The court must make specific findings regarding these factors. Moylan v. Moylan, 384 N.W.2d 859, 864-65 (Minn. App. 1986).
The trial court failed to make findings on any of the factors in section 518.64, subdivision 2. The trial court only made the conclusory finding that a substantial change in circumstances had not rendered the original support obligation unfair or unreasonable. This finding is insufficient to enable us to determine whether the trial court considered the relevant factors in denying a child support modification.
Moreover, the trial court's finding that father earns $1,872 per month, the same figure in the dissolution decree finding, lacks a reasonable basis in fact. See Strauch v. Strauch, 401 N.W.2d 444, 448 (Minn. App. 1987) (court will affirm finding regarding income if it has reasonable basis in fact). Father presented evidence that his income had substantially decreased since the dissolution decree due to physical injuries. At the time of the parties' dissolution, father was employed as a subcontractor, which required him to lift heavy objects. Following an automobile accident in July 1995 and a work injury in October 1995, father's chiropractor imposed an on-the-job weight-lifting restriction of 25 pounds. Father argues that, since the weight restriction has been imposed, he has been unable to maintain the income level found in the dissolution decree. Father alleges that the only income that he has received since January 1, 1996, is the $1,000 per month compensation from his automobile insurer. Father asserts that in order to meet his monthly expenses, he has had to liquidate many of his assets. The trial court made no findings regarding father's income sources, or lack thereof.

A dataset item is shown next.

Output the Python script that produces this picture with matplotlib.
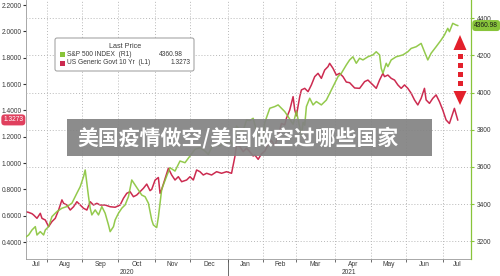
import numpy as np
import matplotlib
matplotlib.use('Agg')
import matplotlib.pyplot as plt
import matplotlib.transforms as mtransforms
from matplotlib.patches import FancyBboxPatch, Polygon, Rectangle
from matplotlib.ticker import FixedLocator, NullFormatter, FixedFormatter

plt.rcParams['font.family'] = ['Liberation Sans', 'DejaVu Sans']

# S&P 500 index (right axis)
spx_dates = ['2020-07-15', '2020-07-17', '2020-07-21', '2020-07-23', '2020-07-24', '2020-07-28',
             '2020-07-30', '2020-07-31', '2020-08-04', '2020-08-06', '2020-08-11', '2020-08-14',
             '2020-08-19', '2020-08-24', '2020-08-27', '2020-08-31', '2020-09-02', '2020-09-03',
             '2020-09-04', '2020-09-07', '2020-09-08', '2020-09-09', '2020-09-11', '2020-09-15',
             '2020-09-17', '2020-09-21', '2020-09-23', '2020-09-24', '2020-09-28', '2020-09-29',
             '2020-10-01', '2020-10-05', '2020-10-07', '2020-10-09', '2020-10-13', '2020-10-15',
             '2020-10-19', '2020-10-21', '2020-10-23', '2020-10-27', '2020-10-29', '2020-10-30',
             '2020-11-03', '2020-11-04', '2020-11-06', '2020-11-11', '2020-11-13', '2020-11-18',
             '2020-11-23', '2020-11-26', '2020-12-01', '2020-12-04', '2020-12-09', '2020-12-14',
             '2020-12-16', '2020-12-21', '2020-12-25', '2020-12-30', '2021-01-04', '2021-01-06',
             '2021-01-08', '2021-01-12', '2021-01-14', '2021-01-18', '2021-01-20', '2021-01-22',
             '2021-01-27', '2021-01-29', '2021-02-02', '2021-02-05', '2021-02-10', '2021-02-12',
             '2021-02-16', '2021-02-18', '2021-02-22', '2021-02-25', '2021-03-01', '2021-03-04',
             '2021-03-05', '2021-03-08', '2021-03-09', '2021-03-11', '2021-03-15', '2021-03-17',
             '2021-03-22', '2021-03-25', '2021-03-29', '2021-03-31', '2021-04-05', '2021-04-07',
             '2021-04-12', '2021-04-14', '2021-04-16', '2021-04-20', '2021-04-22', '2021-04-26',
             '2021-04-29', '2021-05-04', '2021-05-06', '2021-05-10', '2021-05-11', '2021-05-12',
             '2021-05-14', '2021-05-17', '2021-05-19', '2021-05-24', '2021-05-28', '2021-06-02',
             '2021-06-04', '2021-06-09', '2021-06-14', '2021-06-16', '2021-06-18', '2021-06-22',
             '2021-06-25', '2021-06-30', '2021-07-02', '2021-07-06', '2021-07-07', '2021-07-09',
             '2021-07-13', '2021-07-14']
spx_close = [3221, 3234, 3261, 3279, 3234, 3252,
             3234, 3261, 3279, 3333, 3360, 3378,
             3387, 3405, 3459, 3494, 3548, 3584,
             3512, 3440, 3378, 3342, 3369, 3342,
             3387, 3351, 3288, 3252, 3279, 3315,
             3351, 3378, 3396, 3440, 3530, 3503,
             3476, 3449, 3440, 3405, 3315, 3288,
             3274, 3330, 3480, 3551, 3596, 3578,
             3632, 3623, 3659, 3695, 3704, 3686,
             3668, 3722, 3713, 3731, 3740, 3715,
             3820, 3800, 3795, 3853, 3850, 3862,
             3760, 3720, 3840, 3916, 3925, 3934,
             3916, 3898, 3871, 3830, 3900, 3770,
             3840, 3825, 3925, 3970, 3934, 3952,
             3934, 3960, 3996, 4032, 4086, 4104,
             4149, 4176, 4193, 4158, 4185, 4176,
             4193, 4203, 4220, 4203, 4131, 4104,
             4158, 4140, 4176, 4193, 4203, 4220,
             4238, 4247, 4265, 4220, 4176, 4212,
             4247, 4283, 4310, 4346, 4328, 4373,
             4364, 4361]

# US generic govt 10 yr yield (left axis)
ust_dates = ['2020-07-15', '2020-07-17', '2020-07-21', '2020-07-22', '2020-07-24', '2020-07-28',
             '2020-07-29', '2020-07-31', '2020-08-04', '2020-08-06', '2020-08-10', '2020-08-12',
             '2020-08-14', '2020-08-17', '2020-08-19', '2020-08-21', '2020-08-25', '2020-08-27',
             '2020-08-31', '2020-09-02', '2020-09-04', '2020-09-08', '2020-09-10', '2020-09-14',
             '2020-09-16', '2020-09-21', '2020-09-24', '2020-09-29', '2020-10-02', '2020-10-06',
             '2020-10-08', '2020-10-12', '2020-10-14', '2020-10-16', '2020-10-20', '2020-10-22',
             '2020-10-26', '2020-10-28', '2020-10-29', '2020-11-02', '2020-11-04', '2020-11-05',
             '2020-11-06', '2020-11-09', '2020-11-11', '2020-11-12', '2020-11-16', '2020-11-18',
             '2020-11-20', '2020-11-24', '2020-11-27', '2020-12-01', '2020-12-03', '2020-12-07',
             '2020-12-09', '2020-12-11', '2020-12-15', '2020-12-18', '2020-12-23', '2020-12-28',
             '2020-12-31', '2021-01-05', '2021-01-07', '2021-01-08', '2021-01-12', '2021-01-14',
             '2021-01-18', '2021-01-20', '2021-01-22', '2021-01-25', '2021-01-27', '2021-01-29',
             '2021-02-02', '2021-02-04', '2021-02-08', '2021-02-10', '2021-02-12', '2021-02-16',
             '2021-02-18', '2021-02-19', '2021-02-23', '2021-02-25', '2021-02-26', '2021-03-01',
             '2021-03-03', '2021-03-04', '2021-03-08', '2021-03-10', '2021-03-12', '2021-03-16',
             '2021-03-18', '2021-03-22', '2021-03-24', '2021-03-26', '2021-03-29', '2021-03-31',
             '2021-04-02', '2021-04-06', '2021-04-08', '2021-04-12', '2021-04-14', '2021-04-19',
             '2021-04-22', '2021-04-27', '2021-04-29', '2021-05-04', '2021-05-06', '2021-05-10',
             '2021-05-12', '2021-05-13', '2021-05-17', '2021-05-19', '2021-05-21', '2021-05-25',
             '2021-05-27', '2021-05-31', '2021-06-02', '2021-06-04', '2021-06-08', '2021-06-10',
             '2021-06-14', '2021-06-16', '2021-06-17', '2021-06-21', '2021-06-23', '2021-06-25',
             '2021-06-29', '2021-07-01', '2021-07-05', '2021-07-07', '2021-07-09', '2021-07-12',
             '2021-07-14']
ust_yield = [0.631, 0.625, 0.615, 0.605, 0.580, 0.618,
             0.580, 0.567, 0.517, 0.555, 0.580, 0.643,
             0.720, 0.694, 0.681, 0.643, 0.668, 0.706,
             0.681, 0.656, 0.643, 0.706, 0.681, 0.694,
             0.681, 0.681, 0.668, 0.664, 0.681, 0.732,
             0.770, 0.782, 0.744, 0.757, 0.782, 0.808,
             0.840, 0.790, 0.800, 0.870, 0.890, 0.770,
             0.800, 0.840, 0.920, 0.960, 0.909, 0.871,
             0.896, 0.858, 0.871, 0.896, 0.871, 0.947,
             0.934, 0.909, 0.922, 0.909, 0.934, 0.922,
             0.934, 0.922, 1.048, 1.137, 1.124, 1.086,
             1.112, 1.086, 1.053, 1.061, 1.028, 1.070,
             1.090, 1.140, 1.170, 1.130, 1.200, 1.300,
             1.290, 1.340, 1.403, 1.504, 1.403, 1.360,
             1.504, 1.555, 1.567, 1.542, 1.593, 1.656,
             1.681, 1.643, 1.706, 1.732, 1.757, 1.719,
             1.668, 1.681, 1.656, 1.615, 1.610, 1.570,
             1.567, 1.618, 1.630, 1.593, 1.567, 1.630,
             1.681, 1.656, 1.668, 1.643, 1.630, 1.593,
             1.567, 1.593, 1.567, 1.530, 1.479, 1.441,
             1.491, 1.567, 1.479, 1.453, 1.491, 1.517,
             1.466, 1.403, 1.327, 1.300, 1.378, 1.415,
             1.327]

month_starts = ['2020-08-01', '2020-09-01', '2020-10-01', '2020-11-01', '2020-12-01', '2021-01-01',
                '2021-02-01', '2021-03-01', '2021-04-01', '2021-05-01', '2021-06-01', '2021-07-01']
month_labels = ['Jul', 'Aug', 'Sep', 'Oct', 'Nov', 'Dec', 'Jan', 'Feb', 'Mar', 'Apr', 'May', 'Jun', 'Jul']
year_labels = ['2020', '2021']
left_ticks = [0.4, 0.6, 0.8, 1.0, 1.2, 1.4, 1.6, 1.8, 2.0, 2.2]
right_ticks = [3200, 3400, 3600, 3800, 4000, 4200, 4400]
last_spx = '4360.98'
last_ust = '1.3273'

GREEN = '#88c43a'
RED = '#cc2b50'
GRID = '#b8b8b8'
TXT = '#3a3a3a'

# trading-day axis (weekends removed)
ref = np.datetime64('2020-08-03')
def tday(d):
    return np.busday_count(ref, np.array(d, dtype='datetime64[D]'))

x_spx = tday(spx_dates)
x_ust = tday(ust_dates)
x_month = tday(np.busday_offset(np.array(month_starts, dtype='datetime64[D]'), 0, roll='forward'))
xmin, xmax = -12.6, 254.8

fig = plt.figure(figsize=(5, 2.76), dpi=100)
ax = fig.add_axes([26 / 500, 1 - 259 / 276, 444.7 / 500, 259 / 276])
ax2 = ax.twinx()

ax.plot(x_ust, ust_yield, color=RED, lw=1.1, solid_joinstyle='round')
ax2.plot(x_spx, spx_close, color=GREEN, lw=1.1, alpha=0.9, solid_joinstyle='round')

ax.set_xlim(xmin, xmax)
ax.set_ylim(0.271, 2.238)
ax2.set_ylim(3104.8, 4498.5)

# x axis: month boundaries as ticks, names centred between them
ax.xaxis.set_major_locator(FixedLocator(x_month))
ax.xaxis.set_major_formatter(NullFormatter())
bounds = np.concatenate([[xmin], x_month, [xmax]])
mids = (bounds[:-1] + bounds[1:]) / 2
ax.xaxis.set_minor_locator(FixedLocator(mids))
ax.xaxis.set_minor_formatter(FixedFormatter(month_labels))
ax.tick_params(axis='x', which='major', direction='out', length=2.2, width=0.6, color='#555555')
ax.tick_params(axis='x', which='minor', length=0, labelsize=4.8, labelcolor=TXT, pad=1.2)
ax.xaxis.grid(True, which='major', linestyle=(0, (1, 2)), color=GRID, lw=0.7)

jan = x_month[5]
ax.plot([jan, jan], [0, -0.07], transform=mtransforms.blended_transform_factory(ax.transData, ax.transAxes),
        color='#555555', lw=0.6, clip_on=False)
xt = mtransforms.blended_transform_factory(ax.transData, ax.transAxes)
for pos, lab in zip([(xmin + jan) / 2, (jan + xmax) / 2], year_labels):
    ax.text(pos, -0.054, lab, transform=xt, ha='center', va='center', fontsize=4.8, color=TXT)

# left axis
ax.set_yticks(left_ticks)
ax.set_yticklabels(['%.4f' % v for v in left_ticks])
ax.tick_params(axis='y', direction='out', length=2.2, width=0.8, color='#333333',
               labelsize=4.8, labelcolor=TXT, pad=0.8)

# right axis
ax2.set_yticks(right_ticks)
ax2.tick_params(axis='y', direction='out', length=2.2, width=0.8, color=GREEN,
                labelsize=4.8, labelcolor=TXT, pad=2.5)
ax2.yaxis.grid(True, linestyle=(0, (1, 2)), color=GRID, lw=0.7)
ax2.set_axisbelow(True)

for s in ['top', 'right']:
    ax.spines[s].set_visible(False)
ax.spines['left'].set_color('#9a9a9a')
ax.spines['bottom'].set_color('#9a9a9a')
ax.spines['left'].set_linewidth(0.6)
ax.spines['bottom'].set_linewidth(0.6)
for s in ['top', 'left', 'bottom']:
    ax2.spines[s].set_visible(False)
ax2.spines['right'].set_color(GREEN)
ax2.spines['right'].set_linewidth(0.9)

# last-price tags on both axes
ax.text(-0.006, 1.3273, last_ust, transform=mtransforms.blended_transform_factory(ax.transAxes, ax.transData),
        ha='right', va='center', fontsize=4.8, color='white', clip_on=False,
        bbox=dict(boxstyle='round,pad=0.3,rounding_size=0.5', fc='#e0405e', ec='none'))
ax2.text(1.008, 4360.98, last_spx, transform=mtransforms.blended_transform_factory(ax2.transAxes, ax2.transData),
         ha='left', va='center', fontsize=4.8, color='#1a1a1a', clip_on=False,
         bbox=dict(boxstyle='round,pad=0.3,rounding_size=0.5', fc=GREEN, ec='none'))

# pixel coordinates for overlays
px = mtransforms.Affine2D().scale(1 / 500, -1 / 276).translate(0, 1) + fig.transFigure

# legend box
fig.patches.append(FancyBboxPatch((55, 38), 139, 33, boxstyle='round,pad=0,rounding_size=2',
                                  transform=px, fc='white', ec='#9a9a9a', lw=0.7, zorder=5))
fig.text(125, 46.5, 'Last Price', transform=px, ha='center', va='center', fontsize=5.2, color=TXT, zorder=6)
fig.patches.append(Rectangle((59.5, 51.5), 5, 5, transform=px, fc=GREEN, ec='none', zorder=6))
fig.patches.append(Rectangle((59.5, 60.5), 5, 5, transform=px, fc=RED, ec='none', zorder=6))
fig.text(67, 54, 'S&P 500 INDEX  (R1)', transform=px, ha='left', va='center', fontsize=4.8, color=TXT, zorder=6)
fig.text(67, 63, 'US Generic Govt 10 Yr  (L1)', transform=px, ha='left', va='center', fontsize=4.8, color=TXT, zorder=6)
fig.text(159, 54, last_spx, transform=px, ha='left', va='center', fontsize=4.8, color=TXT, zorder=6)
fig.text(171, 63, last_ust, transform=px, ha='left', va='center', fontsize=4.8, color=TXT, zorder=6)

# red dotted double arrow
ARROW = '#e3202c'
fig.patches.append(Polygon([(453.5, 50), (466.5, 50), (460, 35)], closed=True, transform=px, fc=ARROW, ec='none', zorder=6))
fig.patches.append(Polygon([(453.5, 91), (466.5, 91), (460, 105)], closed=True, transform=px, fc=ARROW, ec='none', zorder=6))
for y0 in [53.5, 62.5, 71.5, 80.5]:
    fig.patches.append(Rectangle((457.5, y0), 5, 5, transform=px, fc=ARROW, ec='none', zorder=6))

# title banner
fig.patches.append(Rectangle((67, 119), 365, 37, transform=px, fc='#838383', ec='none', alpha=0.93, zorder=7))
fig.text(77, 138, '美国疫情做空/美国做空过哪些国家', transform=px, ha='left', va='center',
         fontsize=15, fontweight='bold', color='white', zorder=8,
         family=['Noto Sans CJK SC', 'DejaVu Sans'])

fig.savefig('out.png', dpi=100)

We reverse this issue and remand for findings regarding father's income and the factors governing child support modifications under Minn. Stat. § 518.64, subd. 2. Once again, we provide that the trial court may, in its discretion, open the record for further factfinding.
4. Daycare Expenses
Father alleges that the trial court's order that he pay $212 per month for daycare costs is not supported by adequate findings. We agree. The trial court made no finding supporting this order. Therefore, we reverse this issue and remand for findings on father's income and ability to pay daycare costs.
5. Attorney Fees
Mother alleges that the trial court abused its discretion when it failed to award her attorney fees. Generally, the award of attorney fees is in the discretion of the trial court. Katz v. Katz, 408 N.W.2d 835, 840 (Minn. 1987). The court may award attorney fees to "enable a party to carry on or contest the proceeding." Minn. Stat. § 518.14, subd. 1 (1996).
The trial court found that mother was employed and had net income of $1,460 per month. The trial court's finding, and the evidence in the record to support it, indicate that mother has sufficient funds to pay her own attorney fees. The trial court's decision to deny mother attorney fees was not an abuse of discretion.
Affirmed in part, reversed in part, and remanded.
[ ]* Retired judge of the district court, serving as judge of the Minnesota Court of Appeals by appointment pursuant to Minn. Const. art. VI, § 10.
[ ]1 Father alleges that when he attempted to visit the children at daycare after the October 8, 1996, court order, he was arrested. Father's cite to this arrest is misleading. Father was actually arrested for visiting the children at daycare in violation of an order for protection which had been issued.
[ ]2 Additionally, father alleges that the guardian ad litem's recommendations are not supported by any evidence. Specifically, father alleges that the guardian ad litem's recommendation that the children not stay overnight with him is improper because the guardian ad litem failed to state why father does not have a proper home. The guardian ad litem denied overnight visits until father's anger counselor reported to the court, not because father did not have a proper home. (Although the guardian ad litem did advise that, if father was ever to have the children overnight, he should provide them proper sleeping quarters.)